Читаем Будущее ностальгии полностью

Западные европейцы прибыли в Прагу до 1989 года, чтобы собрать эти меланхолические цветы забвения и задумчиво отрефлексировать эту старомодную и менее удачливую версию Европы, которая одновременно воплощала их концепцию дома, существующего в прошлом, и позволяла им отлично себя чувствовать в своих уютных домах настоящего, со всеми современными западными удобствами. И чехи относились к этим проявлениям меланхолии сравнительно легко. Теперь, после театрального представления бархатной революции, меланхолический город переживает свой урбанистический бум, предоставляя абсолютно все всем и каждому — ведь это один из наиболее хорошо сохранившихся европейских городов, с его впечатляющим разнообразием архитектурных стилей — от Средневековья до барокко, от стиля модерн до конструктивизма и восточной версии интернационального стиля; город новой Восточной Центральной Европы, где могут сбыться мечты о третьем пути, где у власти могут находиться философы, где демократия, свободный рынок и высокая культура не противоречат друг другу. Прага также стала Меккой, где американские подростки — представители среднего класса могут позиционировать себя в роли богемы и воображать себя гуляющими по Парижу рубежа прошлого и позапрошлого столетий — их версия экспатрианта Европа. Теперь разрушающиеся фасады пешеходной части Праги вновь перекрашены с таким перфекционизмом, что даже западные туристы здесь сетуют на то, что город уже излишне наводнен туристами и становится слишком похожим на западноевропейский город. Для них Прага потеряла часть своего очарования благородного, но бедного родственника. Эти «хитрые чехи» пытаются заработать деньги на своем бедном романтическом городе, превратив его в тематический парк противоречивых ностальгических тенденций. В ответ чехи придумали новый антитуристический андеграунд — серию небольших баров, ресторанов, кафе и выставочных площадок, расположенных в старых подвалах, «куда туристы не пойдут».

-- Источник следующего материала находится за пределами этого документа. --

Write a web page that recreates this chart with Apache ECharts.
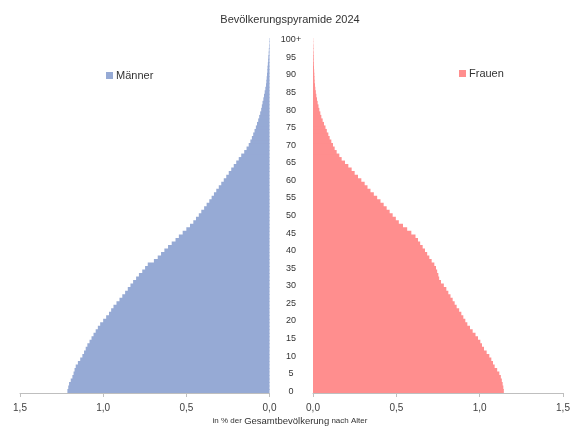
<!DOCTYPE html>
<html>
<head>
<meta charset="utf-8">
<script src="https://cdn.jsdelivr.net/npm/echarts@6/dist/echarts.min.js"></script>
<style>html,body{margin:0;padding:0;background:#fff;}#c{width:580px;height:428px;}</style>
</head>
<body>
<div id="c"></div>
<script>
const ages = [];
for (let a = 0; a <= 100; a++) ages.push(String(a));
const xTicks = ['0,0','0,5','1,0','1,5'];
const maenner = [
1.215,1.21,1.205,1.195,1.185,1.178,1.172,1.165,1.152,1.138,
1.125,1.115,1.105,1.095,1.082,1.07,1.058,1.045,1.032,1.018,
1.0,0.982,0.965,0.952,0.938,0.92,0.902,0.885,0.868,0.852,
0.836,0.82,0.802,0.785,0.765,0.748,0.732,0.695,0.672,0.652,
0.632,0.61,0.588,0.565,0.545,0.522,0.5,0.478,0.458,0.442,
0.425,0.41,0.393,0.378,0.362,0.348,0.334,0.32,0.305,0.29,
0.275,0.26,0.245,0.23,0.215,0.2,0.185,0.17,0.152,0.138,
0.125,0.115,0.106,0.098,0.09,0.082,0.075,0.068,0.062,0.056,
0.05,0.046,0.042,0.037,0.033,0.029,0.025,0.021,0.019,0.017,
0.015,0.013,0.012,0.01,0.008,0.007,0.005,0.004,0.003,0.002,
0.002];
const frauen = [
1.145,1.142,1.138,1.133,1.127,1.118,1.105,1.09,1.08,1.07,
1.058,1.042,1.026,1.014,1.004,0.99,0.975,0.958,0.942,0.926,
0.914,0.902,0.89,0.877,0.862,0.85,0.838,0.825,0.812,0.8,
0.785,0.768,0.757,0.752,0.745,0.738,0.728,0.712,0.698,0.685,
0.672,0.658,0.643,0.63,0.615,0.59,0.565,0.54,0.515,0.497,
0.478,0.46,0.442,0.424,0.405,0.385,0.365,0.345,0.327,0.31,
0.29,0.27,0.25,0.232,0.212,0.192,0.172,0.158,0.142,0.13,
0.12,0.11,0.1,0.092,0.083,0.075,0.066,0.058,0.05,0.044,
0.038,0.033,0.028,0.024,0.02,0.017,0.014,0.012,0.01,0.009,
0.008,0.007,0.006,0.005,0.004,0.004,0.003,0.002,0.002,0.001,
0.001];

const chart = echarts.init(document.getElementById('c'), null, {renderer:'canvas'});
const fmtX = v => xTicks[Math.round(v / 0.5)] || v.toFixed(1).replace('.', ',');
const xAxisCommon = {
  type: 'value', min: 0, max: 1.5, interval: 0.5,
  axisLine: {show: true, lineStyle: {color: '#bfbfbf', width: 1}},
  axisTick: {show: true, length: 4, lineStyle: {color: '#bfbfbf'}},
  splitLine: {show: false},
  axisLabel: {formatter: fmtX, fontSize: 10, color: '#404040', margin: 10, fontFamily: 'Liberation Sans'}
};
chart.setOption({
  animation: false,
  backgroundColor: '#ffffff',
  title: {
    text: 'Bevölkerungspyramide 2024', left: 'center', top: 9,
    textStyle: {fontSize: 11, fontWeight: 'normal', color: '#333', fontFamily: 'Liberation Sans'}
  },
  legend: [
    {data: ['Männer'], left: 101, top: 65, icon: 'rect', itemWidth: 7, itemHeight: 7, itemGap: 3,
     textStyle: {fontSize: 11, color: '#333', padding: [0,0,0,-2], fontFamily: 'Liberation Sans'}},
    {data: ['Frauen'], left: 454, top: 63, icon: 'rect', itemWidth: 7, itemHeight: 7, itemGap: 3,
     textStyle: {fontSize: 11, color: '#333', padding: [0,0,0,-2], fontFamily: 'Liberation Sans'}}
  ],
  grid: [
    {left: 20, top: 38, width: 249.5, height: 355, containLabel: false},
    {left: 313, top: 38, width: 250, height: 355, containLabel: false}
  ],
  xAxis: [
    Object.assign({gridIndex: 0, inverse: true}, xAxisCommon),
    Object.assign({gridIndex: 1}, xAxisCommon)
  ],
  yAxis: [
    {type: 'category', gridIndex: 0, data: ages, position: 'right',
     axisLine: {show: false}, axisTick: {show: false}, axisLabel: {show: false}},
    {type: 'category', gridIndex: 1, data: ages, position: 'left',
     axisLine: {show: false}, axisTick: {show: false},
     axisLabel: {show: true, interval: 4, align: 'center', margin: 22, fontSize: 9, color: '#333',
       fontFamily: 'Liberation Sans',
       formatter: v => v === '100' ? '100+' : v}}
  ],
  series: [
    {name: 'Männer', type: 'bar', xAxisIndex: 0, yAxisIndex: 0, data: maenner,
     barWidth: 4.4, itemStyle: {color: '#96aad5'}},
    {name: 'Frauen', type: 'bar', xAxisIndex: 1, yAxisIndex: 1, data: frauen,
     barWidth: 4.4, itemStyle: {color: '#ff8e8e'}}
  ],
  graphic: [{
    type: 'text', left: 'center', top: 416,
    style: {
      text: '{s|in % der }{b|Gesamtbevölkerung}{s| nach Alter}',
      rich: {
        s: {fontSize: 8, fill: '#333', fontFamily: 'Liberation Sans'},
        b: {fontSize: 9.5, fill: '#333', fontFamily: 'Liberation Sans'}
      }
    }
  }]
});
</script>
</body>
</html>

Европейская версия ностальгии «урбанистических индивидуалистов» равнозначно проявилась как в форме текстов, так и в реальных градостроительных преобразованиях, имевших место после 1989 года: в сопротивлении грандиозной монументальности, характерной для советской архитектуры; в небольших городских жестах, маркерах контрпамяти, таких как ремонт внутренних дворов — бывших пространств страха — в торговых и ресторанных пассажах; и в новой культуре кафешек. Среди главных героев Праги после 1989 года оказались три трудно совместимых друг с другом товарища: Ян Палах, Джон Леннон и Франц Кафка; все трое обрели свои урбанистические мемориалы. Значимость темы увековечивания событий 1968 и 1989 годов была существенно понижена. В подобных случаях месседжем становился сам стиль; риторикой становилась «антиполитика», тот самый центральноевропейский идеал, описанный Дьёрдем Конрадом, который развивался на контрасте с советским и националистическим культом гигантских, внушительных фигур отцов. В городе стараются не проводить роскошных юбилейных торжеств и пестуют локальные жесты. На улице возле философского факультета Карлова университета есть едва заметный крест, выложенный из красного кирпича на тротуаре. Во время моросящего дождя или под определенным углом падения света на кресте проявляется человеческая фигура, а в другое время — это не что иное, как небольшая «ошибка» мастера-строителя тротуарного мощения. Согласно городской легенде, крест был создан неизвестными, в целях увековечивания памяти о жертвенной гибели Яна Палаха, двадцатиоднолетнего студента-философа, который облил себя бензином и поджег спичку на ступенях Народного музея в знак протеста против советской оккупации Праги. Его похороны ознаменовали крушение всех надежд в 1969 году и положили начало периоду застоя и повседневности «тоталитарного консюмеризма», цитируя слова Гавела. Во время театрализованных революционных событий в ноябре 1989 года на Вацлавской площади был создан спонтанный мемориал Палаха. После бархатной революции он оставался практически нетронутым, став антимонументальным памятником жертвам коммунизма.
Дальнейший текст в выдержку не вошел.